===== Excerpted data

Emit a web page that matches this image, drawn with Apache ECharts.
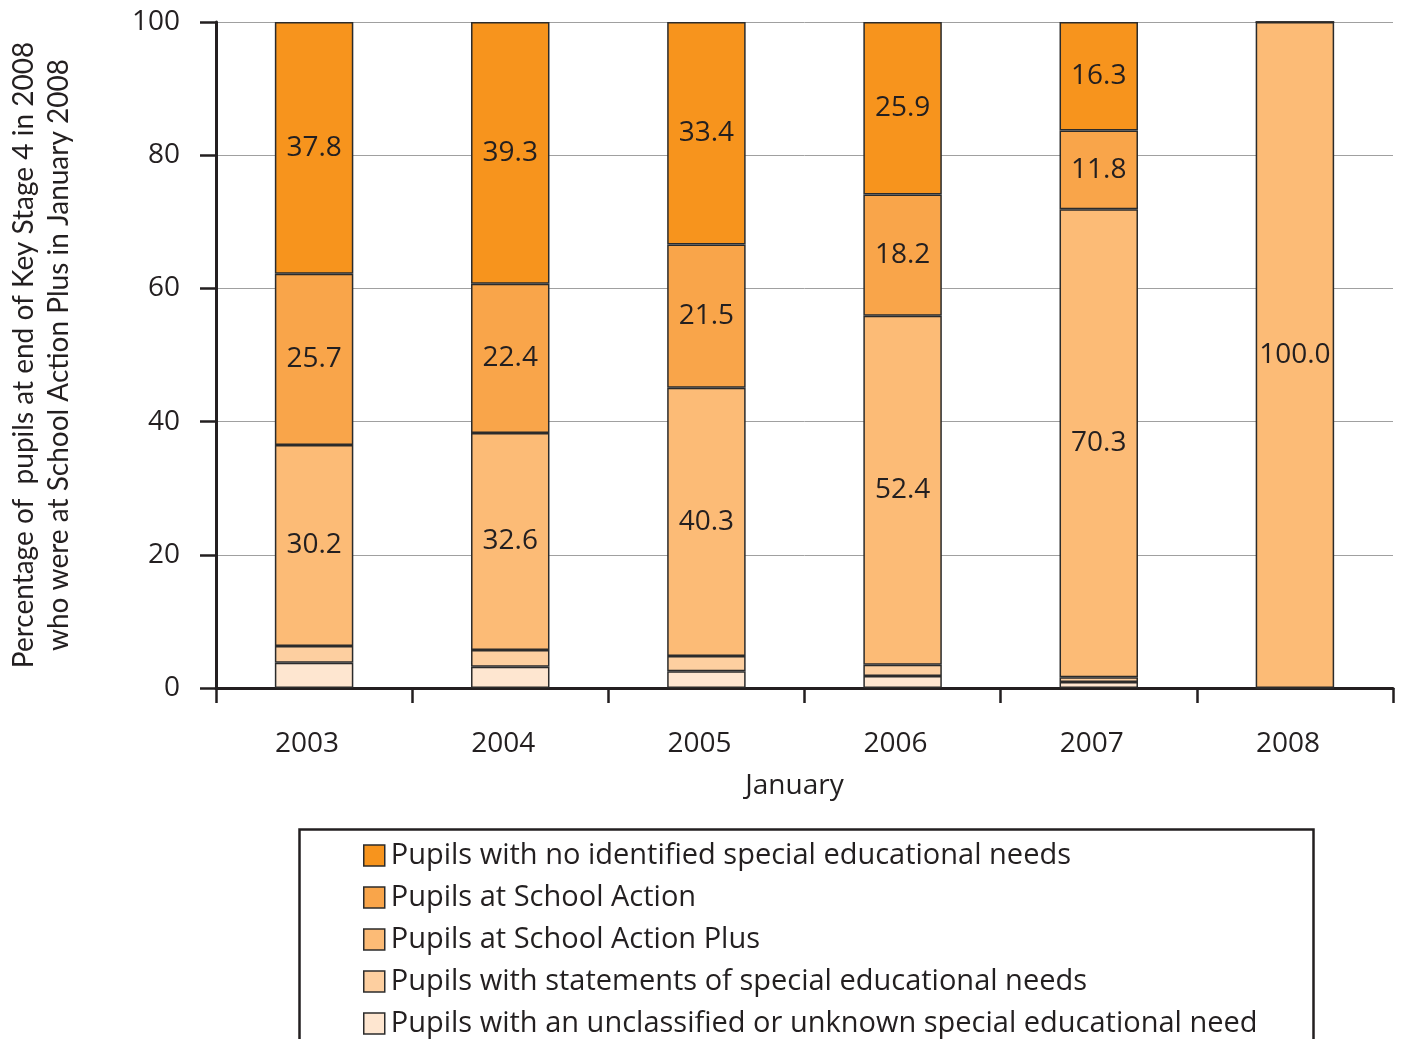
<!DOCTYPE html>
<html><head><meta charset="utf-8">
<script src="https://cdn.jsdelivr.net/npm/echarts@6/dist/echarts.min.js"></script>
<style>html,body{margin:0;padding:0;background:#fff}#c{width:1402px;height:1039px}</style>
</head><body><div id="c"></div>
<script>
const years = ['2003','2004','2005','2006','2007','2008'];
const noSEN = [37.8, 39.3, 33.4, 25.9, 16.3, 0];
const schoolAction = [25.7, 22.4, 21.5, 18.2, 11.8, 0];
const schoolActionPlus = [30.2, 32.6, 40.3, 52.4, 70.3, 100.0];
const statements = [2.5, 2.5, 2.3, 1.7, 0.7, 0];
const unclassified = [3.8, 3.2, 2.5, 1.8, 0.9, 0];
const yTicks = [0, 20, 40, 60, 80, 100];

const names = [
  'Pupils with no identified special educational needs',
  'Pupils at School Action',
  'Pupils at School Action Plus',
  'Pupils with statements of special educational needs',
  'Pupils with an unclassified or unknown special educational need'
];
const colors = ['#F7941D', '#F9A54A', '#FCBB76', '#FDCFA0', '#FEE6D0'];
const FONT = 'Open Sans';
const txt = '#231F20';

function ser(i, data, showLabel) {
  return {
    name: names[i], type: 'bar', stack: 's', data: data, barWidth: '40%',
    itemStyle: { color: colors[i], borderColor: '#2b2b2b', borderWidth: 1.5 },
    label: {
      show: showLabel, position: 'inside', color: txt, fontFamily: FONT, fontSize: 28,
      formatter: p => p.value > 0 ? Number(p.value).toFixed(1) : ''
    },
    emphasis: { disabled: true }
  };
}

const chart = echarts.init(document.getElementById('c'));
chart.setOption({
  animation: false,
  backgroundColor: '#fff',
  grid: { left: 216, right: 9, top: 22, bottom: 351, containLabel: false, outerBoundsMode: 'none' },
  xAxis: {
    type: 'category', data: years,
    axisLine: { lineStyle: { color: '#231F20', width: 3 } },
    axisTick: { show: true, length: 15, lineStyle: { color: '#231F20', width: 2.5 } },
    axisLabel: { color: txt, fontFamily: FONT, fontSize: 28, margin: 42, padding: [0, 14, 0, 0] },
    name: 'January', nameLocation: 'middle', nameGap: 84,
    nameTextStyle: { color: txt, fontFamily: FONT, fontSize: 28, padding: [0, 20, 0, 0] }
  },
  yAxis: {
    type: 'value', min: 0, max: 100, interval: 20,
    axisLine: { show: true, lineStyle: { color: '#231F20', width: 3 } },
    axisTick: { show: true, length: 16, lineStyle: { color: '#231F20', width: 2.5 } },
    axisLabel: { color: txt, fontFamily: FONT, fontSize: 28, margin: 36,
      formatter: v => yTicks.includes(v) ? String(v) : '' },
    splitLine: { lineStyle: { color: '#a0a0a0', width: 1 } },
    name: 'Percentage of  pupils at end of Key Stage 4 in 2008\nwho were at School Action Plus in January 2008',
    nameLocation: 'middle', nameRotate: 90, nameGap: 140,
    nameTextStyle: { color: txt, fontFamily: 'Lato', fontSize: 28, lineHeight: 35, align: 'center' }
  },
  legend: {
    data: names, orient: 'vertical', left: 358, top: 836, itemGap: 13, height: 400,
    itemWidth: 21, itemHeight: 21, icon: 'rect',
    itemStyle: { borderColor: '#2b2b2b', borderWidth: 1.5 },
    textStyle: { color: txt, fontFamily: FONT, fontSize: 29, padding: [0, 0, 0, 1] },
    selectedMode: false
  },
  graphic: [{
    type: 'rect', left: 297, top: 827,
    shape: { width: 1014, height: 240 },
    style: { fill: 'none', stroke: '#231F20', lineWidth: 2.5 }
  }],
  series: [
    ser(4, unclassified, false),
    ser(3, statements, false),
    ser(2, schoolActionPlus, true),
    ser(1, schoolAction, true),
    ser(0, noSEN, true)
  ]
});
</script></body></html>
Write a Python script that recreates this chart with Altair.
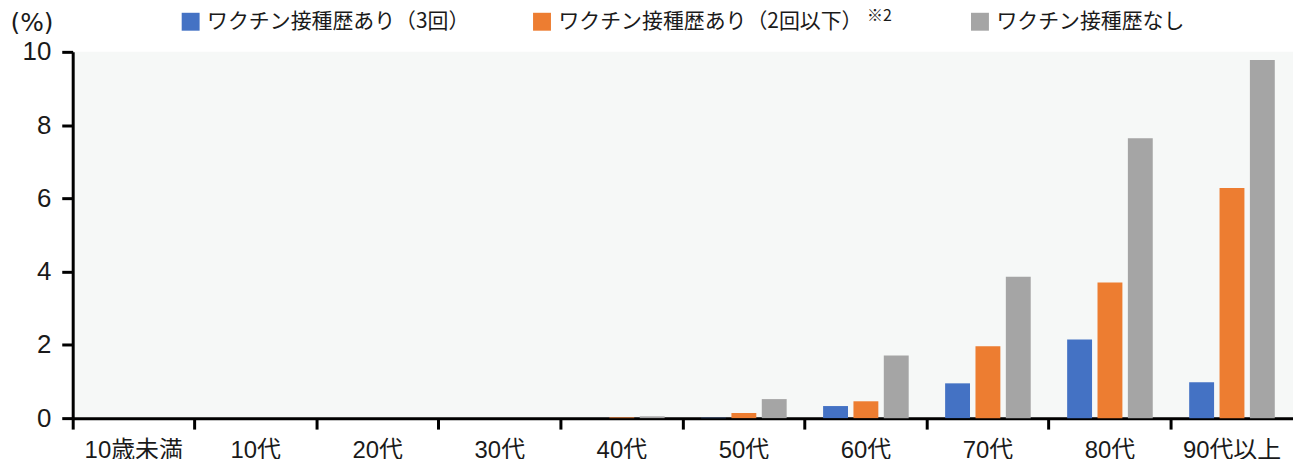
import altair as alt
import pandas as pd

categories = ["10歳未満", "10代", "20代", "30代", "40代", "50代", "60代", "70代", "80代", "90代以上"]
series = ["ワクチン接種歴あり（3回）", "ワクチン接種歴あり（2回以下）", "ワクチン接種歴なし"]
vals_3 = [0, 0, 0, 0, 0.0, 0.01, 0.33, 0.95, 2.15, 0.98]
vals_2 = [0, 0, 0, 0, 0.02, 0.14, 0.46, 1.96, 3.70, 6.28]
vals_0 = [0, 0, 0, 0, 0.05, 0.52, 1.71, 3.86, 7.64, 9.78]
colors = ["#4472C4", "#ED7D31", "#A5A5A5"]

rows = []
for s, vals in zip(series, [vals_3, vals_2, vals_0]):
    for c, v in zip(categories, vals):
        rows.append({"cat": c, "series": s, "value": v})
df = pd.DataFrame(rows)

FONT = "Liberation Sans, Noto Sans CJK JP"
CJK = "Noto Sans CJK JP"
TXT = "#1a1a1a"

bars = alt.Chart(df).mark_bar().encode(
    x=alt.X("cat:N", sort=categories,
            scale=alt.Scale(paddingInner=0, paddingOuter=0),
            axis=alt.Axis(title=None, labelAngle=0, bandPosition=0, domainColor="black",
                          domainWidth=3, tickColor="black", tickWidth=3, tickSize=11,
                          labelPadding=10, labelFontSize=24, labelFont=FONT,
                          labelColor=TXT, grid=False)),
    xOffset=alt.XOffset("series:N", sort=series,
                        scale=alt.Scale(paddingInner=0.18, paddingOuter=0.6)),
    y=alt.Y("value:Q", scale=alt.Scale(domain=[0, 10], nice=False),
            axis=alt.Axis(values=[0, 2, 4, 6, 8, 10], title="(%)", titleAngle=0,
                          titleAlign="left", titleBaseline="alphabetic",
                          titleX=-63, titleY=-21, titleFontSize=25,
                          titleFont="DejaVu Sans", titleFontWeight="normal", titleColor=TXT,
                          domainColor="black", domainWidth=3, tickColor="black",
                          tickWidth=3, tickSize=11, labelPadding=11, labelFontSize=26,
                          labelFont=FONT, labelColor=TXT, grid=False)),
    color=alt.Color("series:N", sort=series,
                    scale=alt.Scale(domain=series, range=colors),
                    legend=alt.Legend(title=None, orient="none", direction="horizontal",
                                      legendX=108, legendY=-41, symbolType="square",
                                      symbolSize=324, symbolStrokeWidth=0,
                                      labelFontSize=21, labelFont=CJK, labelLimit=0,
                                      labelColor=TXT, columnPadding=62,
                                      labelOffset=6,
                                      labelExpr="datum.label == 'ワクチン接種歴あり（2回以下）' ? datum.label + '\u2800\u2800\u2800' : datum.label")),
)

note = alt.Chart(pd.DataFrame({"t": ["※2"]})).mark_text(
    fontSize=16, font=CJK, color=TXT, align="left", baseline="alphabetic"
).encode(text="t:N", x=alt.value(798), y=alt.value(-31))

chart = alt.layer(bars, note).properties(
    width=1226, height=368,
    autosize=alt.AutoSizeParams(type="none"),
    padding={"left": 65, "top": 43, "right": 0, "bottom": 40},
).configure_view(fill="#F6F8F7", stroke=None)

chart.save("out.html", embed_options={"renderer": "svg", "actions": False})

==========

#### [Direction]
Pictures are not part of the copy; reproduce everything else in the records exactly.

#### [Solution for this exercise]
Emit a web page that matches this image, drawn with Apache ECharts.
<!DOCTYPE html>
<html><head><meta charset="utf-8">
<script src="https://cdn.jsdelivr.net/npm/echarts@6/dist/echarts.min.js"></script>
<style>html,body{margin:0;padding:0;background:#fff}#c{width:1402px;height:1039px}</style>
</head><body><div id="c"></div>
<script>
const years = ['2003','2004','2005','2006','2007','2008'];
const noSEN = [37.8, 39.3, 33.4, 25.9, 16.3, 0];
const schoolAction = [25.7, 22.4, 21.5, 18.2, 11.8, 0];
const schoolActionPlus = [30.2, 32.6, 40.3, 52.4, 70.3, 100.0];
const statements = [2.5, 2.5, 2.3, 1.7, 0.7, 0];
const unclassified = [3.8, 3.2, 2.5, 1.8, 0.9, 0];
const yTicks = [0, 20, 40, 60, 80, 100];

const names = [
  'Pupils with no identified special educational needs',
  'Pupils at School Action',
  'Pupils at School Action Plus',
  'Pupils with statements of special educational needs',
  'Pupils with an unclassified or unknown special educational need'
];
const colors = ['#F7941D', '#F9A54A', '#FCBB76', '#FDCFA0', '#FEE6D0'];
const FONT = 'Open Sans';
const txt = '#231F20';

function ser(i, data, showLabel) {
  return {
    name: names[i], type: 'bar', stack: 's', data: data, barWidth: '40%',
    itemStyle: { color: colors[i], borderColor: '#2b2b2b', borderWidth: 1.5 },
    label: {
      show: showLabel, position: 'inside', color: txt, fontFamily: FONT, fontSize: 28,
      formatter: p => p.value > 0 ? Number(p.value).toFixed(1) : ''
    },
    emphasis: { disabled: true }
  };
}

const chart = echarts.init(document.getElementById('c'));
chart.setOption({
  animation: false,
  backgroundColor: '#fff',
  grid: { left: 216, right: 9, top: 22, bottom: 351, containLabel: false, outerBoundsMode: 'none' },
  xAxis: {
    type: 'category', data: years,
    axisLine: { lineStyle: { color: '#231F20', width: 3 } },
    axisTick: { show: true, length: 15, lineStyle: { color: '#231F20', width: 2.5 } },
    axisLabel: { color: txt, fontFamily: FONT, fontSize: 28, margin: 42, padding: [0, 14, 0, 0] },
    name: 'January', nameLocation: 'middle', nameGap: 84,
    nameTextStyle: { color: txt, fontFamily: FONT, fontSize: 28, padding: [0, 20, 0, 0] }
  },
  yAxis: {
    type: 'value', min: 0, max: 100, interval: 20,
    axisLine: { show: true, lineStyle: { color: '#231F20', width: 3 } },
    axisTick: { show: true, length: 16, lineStyle: { color: '#231F20', width: 2.5 } },
    axisLabel: { color: txt, fontFamily: FONT, fontSize: 28, margin: 36,
      formatter: v => yTicks.includes(v) ? String(v) : '' },
    splitLine: { lineStyle: { color: '#a0a0a0', width: 1 } },
    name: 'Percentage of  pupils at end of Key Stage 4 in 2008\nwho were at School Action Plus in January 2008',
    nameLocation: 'middle', nameRotate: 90, nameGap: 140,
    nameTextStyle: { color: txt, fontFamily: 'Lato', fontSize: 28, lineHeight: 35, align: 'center' }
  },
  legend: {
    data: names, orient: 'vertical', left: 358, top: 836, itemGap: 13, height: 400,
    itemWidth: 21, itemHeight: 21, icon: 'rect',
    itemStyle: { borderColor: '#2b2b2b', borderWidth: 1.5 },
    textStyle: { color: txt, fontFamily: FONT, fontSize: 29, padding: [0, 0, 0, 1] },
    selectedMode: false
  },
  graphic: [{
    type: 'rect', left: 297, top: 827,
    shape: { width: 1014, height: 240 },
    style: { fill: 'none', stroke: '#231F20', lineWidth: 2.5 }
  }],
  series: [
    ser(4, unclassified, false),
    ser(3, statements, false),
    ser(2, schoolActionPlus, true),
    ser(1, schoolAction, true),
    ser(0, noSEN, true)
  ]
});
</script></body></html>
Write a Python script that recreates this chart with Altair.
import altair as alt
import pandas as pd

categories = ["10歳未満", "10代", "20代", "30代", "40代", "50代", "60代", "70代", "80代", "90代以上"]
series = ["ワクチン接種歴あり（3回）", "ワクチン接種歴あり（2回以下）", "ワクチン接種歴なし"]
vals_3 = [0, 0, 0, 0, 0.0, 0.01, 0.33, 0.95, 2.15, 0.98]
vals_2 = [0, 0, 0, 0, 0.02, 0.14, 0.46, 1.96, 3.70, 6.28]
vals_0 = [0, 0, 0, 0, 0.05, 0.52, 1.71, 3.86, 7.64, 9.78]
colors = ["#4472C4", "#ED7D31", "#A5A5A5"]

rows = []
for s, vals in zip(series, [vals_3, vals_2, vals_0]):
    for c, v in zip(categories, vals):
        rows.append({"cat": c, "series": s, "value": v})
df = pd.DataFrame(rows)

FONT = "Liberation Sans, Noto Sans CJK JP"
CJK = "Noto Sans CJK JP"
TXT = "#1a1a1a"

bars = alt.Chart(df).mark_bar().encode(
    x=alt.X("cat:N", sort=categories,
            scale=alt.Scale(paddingInner=0, paddingOuter=0),
            axis=alt.Axis(title=None, labelAngle=0, bandPosition=0, domainColor="black",
                          domainWidth=3, tickColor="black", tickWidth=3, tickSize=11,
                          labelPadding=10, labelFontSize=24, labelFont=FONT,
                          labelColor=TXT, grid=False)),
    xOffset=alt.XOffset("series:N", sort=series,
                        scale=alt.Scale(paddingInner=0.18, paddingOuter=0.6)),
    y=alt.Y("value:Q", scale=alt.Scale(domain=[0, 10], nice=False),
            axis=alt.Axis(values=[0, 2, 4, 6, 8, 10], title="(%)", titleAngle=0,
                          titleAlign="left", titleBaseline="alphabetic",
                          titleX=-63, titleY=-21, titleFontSize=25,
                          titleFont="DejaVu Sans", titleFontWeight="normal", titleColor=TXT,
                          domainColor="black", domainWidth=3, tickColor="black",
                          tickWidth=3, tickSize=11, labelPadding=11, labelFontSize=26,
                          labelFont=FONT, labelColor=TXT, grid=False)),
    color=alt.Color("series:N", sort=series,
                    scale=alt.Scale(domain=series, range=colors),
                    legend=alt.Legend(title=None, orient="none", direction="horizontal",
                                      legendX=108, legendY=-41, symbolType="square",
                                      symbolSize=324, symbolStrokeWidth=0,
                                      labelFontSize=21, labelFont=CJK, labelLimit=0,
                                      labelColor=TXT, columnPadding=62,
                                      labelOffset=6,
                                      labelExpr="datum.label == 'ワクチン接種歴あり（2回以下）' ? datum.label + '\u2800\u2800\u2800' : datum.label")),
)

note = alt.Chart(pd.DataFrame({"t": ["※2"]})).mark_text(
    fontSize=16, font=CJK, color=TXT, align="left", baseline="alphabetic"
).encode(text="t:N", x=alt.value(798), y=alt.value(-31))

chart = alt.layer(bars, note).properties(
    width=1226, height=368,
    autosize=alt.AutoSizeParams(type="none"),
    padding={"left": 65, "top": 43, "right": 0, "bottom": 40},
).configure_view(fill="#F6F8F7", stroke=None)

chart.save("out.html", embed_options={"renderer": "svg", "actions": False})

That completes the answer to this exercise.